No provision of this Agreement shall constitute or be deemed to constitute a waiver by any Parity Lien Representative or any Parity Lien Collateral Agent on behalf of itself and each other Parity Lien Claimholder represented by it of any right to
seek damages from any Person in connection with any breach or alleged breach of this Agreement.
10
ARTICLE 17 PAYMENTS.
Section 17.01 Application of Proceeds. So
long as the Discharge of Parity Lien Obligations has not occurred, whether or not any Insolvency or Liquidation Proceeding has been commenced by or against the Company or any other Grantor, any Collateral or any proceeds thereof and any insurance
proceeds to be distributed pursuant to Section 5.2 received in connection with any Enforcement Action or other exercise of remedies by any Parity Lien Representative, any Parity Lien Collateral Agent or any Parity Lien Claimholder shall be
applied as follows:
FIRST, by the Designated Parity Lien Collateral Agent and the other Parity Lien Collateral Agents or the Parity Lien Representatives, as applicable, to the Parity Lien
Obligations in such order as specified in the relevant Parity Lien Debt Documents and, if then in effect, the ABL Intercreditor Agreement and the Parity Lien Pari Passu Intercreditor Agreement, until a Discharge of Parity Lien Obligations; provided, that any non-cash Collateral or non-cash proceeds may be held by the applicable Parity Lien Collateral Agent as Collateral unless the failure to apply such amounts would be commercially unreasonable;
SECOND, by the Designated Junior Lien Collateral Agent and the other Junior Lien Collateral Agents or the Junior Lien Representatives, as applicable, to the applicable Junior
Lien Obligations in such order as specified in the applicable Junior Lien Collateral Documents and, if then in effect, the ABL Intercreditor Agreement and the Junior Lien Pari Passu Intercreditor Agreement, until a Discharge of Junior Lien
Obligations; and
THIRD, to the Company and the other Grantors, their successors or assigns from time to time, or to whomever may be lawfully entitled to receive the same.

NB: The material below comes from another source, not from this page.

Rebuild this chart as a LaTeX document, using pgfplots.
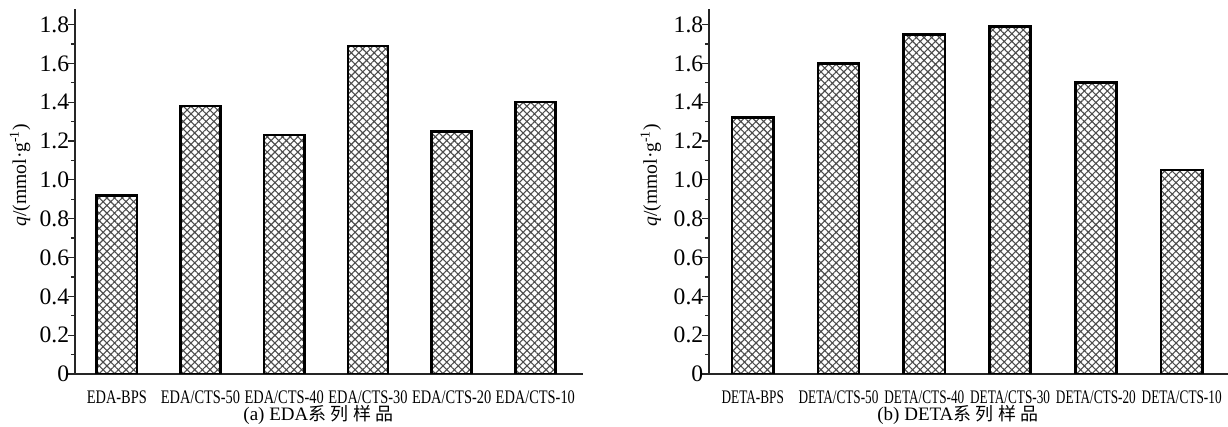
\documentclass[border=0pt]{standalone}
\usepackage{fontspec}
\setmainfont{Liberation Serif}
\newfontfamily\cond[FakeStretch=0.75]{Liberation Serif}
\newfontfamily\condb[FakeStretch=0.69]{Liberation Serif}
\newfontfamily\cjk{Noto Sans CJK SC}
\usepackage{pgfplots}
\pgfplotsset{compat=1.18}
\usetikzlibrary{patterns.meta}
\pgfplotsset{
  panel/.style={
    scale only axis,
    height=182.5pt,
    ymin=0, ymax=1.88,
    axis x line=bottom,
    axis y line=left,
    axis line style={-, line width=0.8pt, black!85},
    ytick={0,0.2,0.4,0.6,0.8,1.0,1.2,1.4,1.6,1.8},
    yticklabels={0,0.2,0.4,0.6,0.8,1.0,1.2,1.4,1.6,1.8},
    minor y tick num=1,
    tick align=outside,
    major tick length=3.5pt,
    minor tick length=2pt,
    every tick/.style={line width=0.6pt, black!85},
    xtick=data,
    x tick style={draw=none},
    /pgf/number format/assume math mode=true,
    yticklabel style={font=\fontsize{11.8}{13}\selectfont, inner xsep=0pt, xshift=0.8pt},
    xticklabel style={font=\cond\fontsize{9.6}{11}\selectfont, yshift=-1.2pt},
    ylabel={\textit{q}/(mmol·g\textsuperscript{-1})},
    ylabel style={font=\fontsize{9.8}{11}\selectfont, anchor=center},
    ybar, bar width=0.48,
  },
  hbar/.style={draw=black, line width=1.3pt, pattern={Hatch[angle=45,distance=2.7pt,line width=0.55pt]}, pattern color=black!70},
}
\begin{document}
\begin{tikzpicture}
\path[use as bounding box] (0,0) rectangle (614pt,213.5pt);
\begin{axis}[panel, at={(37.5pt,26.5pt)}, anchor=south west, width=254pt,
  xmin=-0.5, xmax=5.57,
  xticklabels={EDA-BPS,EDA/CTS-50,EDA/CTS-40,EDA/CTS-30,EDA/CTS-20,EDA/CTS-10},
  ylabel style={at={(axis description cs:-0.108,0.545)}}]
\addplot[hbar] coordinates {(0,0.92) (1,1.38) (2,1.23) (3,1.69) (4,1.25) (5,1.40)};
\end{axis}
\begin{axis}[panel, at={(354.5pt,26.5pt)}, anchor=south west, width=259.5pt,
  xmin=-0.51, xmax=5.54,
  xticklabels={DETA-BPS,DETA/CTS-50,DETA/CTS-40,DETA/CTS-30,DETA/CTS-20,DETA/CTS-10},
  xticklabel style={font=\condb\fontsize{9.6}{11}\selectfont},
  ylabel style={at={(axis description cs:-0.112,0.545)}}]
\addplot[hbar] coordinates {(0,1.32) (1,1.60) (2,1.75) (3,1.79) (4,1.50) (5,1.05)};
\end{axis}
\node[anchor=base, font=\fontsize{9.5}{11}\selectfont] at (159.25pt,3pt) {(a) EDA{\cjk\fontsize{9}{11}\selectfont 系\hspace{2.2pt}列\hspace{2.2pt}样\hspace{2.2pt}品}};
\node[anchor=base, font=\fontsize{9.5}{11}\selectfont] at (479pt,3pt) {(b) DETA{\cjk\fontsize{9}{11}\selectfont 系\hspace{2.2pt}列\hspace{2.2pt}样\hspace{2.2pt}品}};
\end{tikzpicture}
\end{document}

Section 17.02 Payments Over.
(a)
|
So long as the Discharge of Parity Lien Obligations has not occurred, whether or not any Insolvency or Liquidation Proceeding has been commenced by or against the
Company or any other Grantor, any Collateral or any proceeds thereof (including assets or proceeds subject to Liens referred to in the second to last paragraph of Section 2.3 and any assets or proceeds subject to Liens that have
been avoided or otherwise invalidated, but excluding any debt obligations of the reorganized debtor distributed as contemplated by Section 6.6) received by any Junior Lien Representative, Junior Lien Collateral Agent or any other
Junior Lien Claimholder in connection with any Enforcement Action or other exercise of any right or remedy relating to the Collateral, less any reasonable out-of-pocket expenses incurred in connection with such Enforcement Action, in all
cases shall be segregated and held in trust and forthwith paid over to the Designated Parity Lien Collateral Agent for the benefit of the Parity Lien Claimholders in the same form as received, with any necessary endorsements (which
endorsements shall be without recourse and without any representations or warranties) or as a court of competent jurisdiction may otherwise direct. The Designated Parity Lien Collateral Agent is hereby authorized to make any such
endorsements as agent for the Junior Lien Representatives, Junior Lien Collateral Agents or any such other Junior Lien Claimholder. This authorization is coupled with an interest and is irrevocable until the Discharge of Parity Lien
Obligations.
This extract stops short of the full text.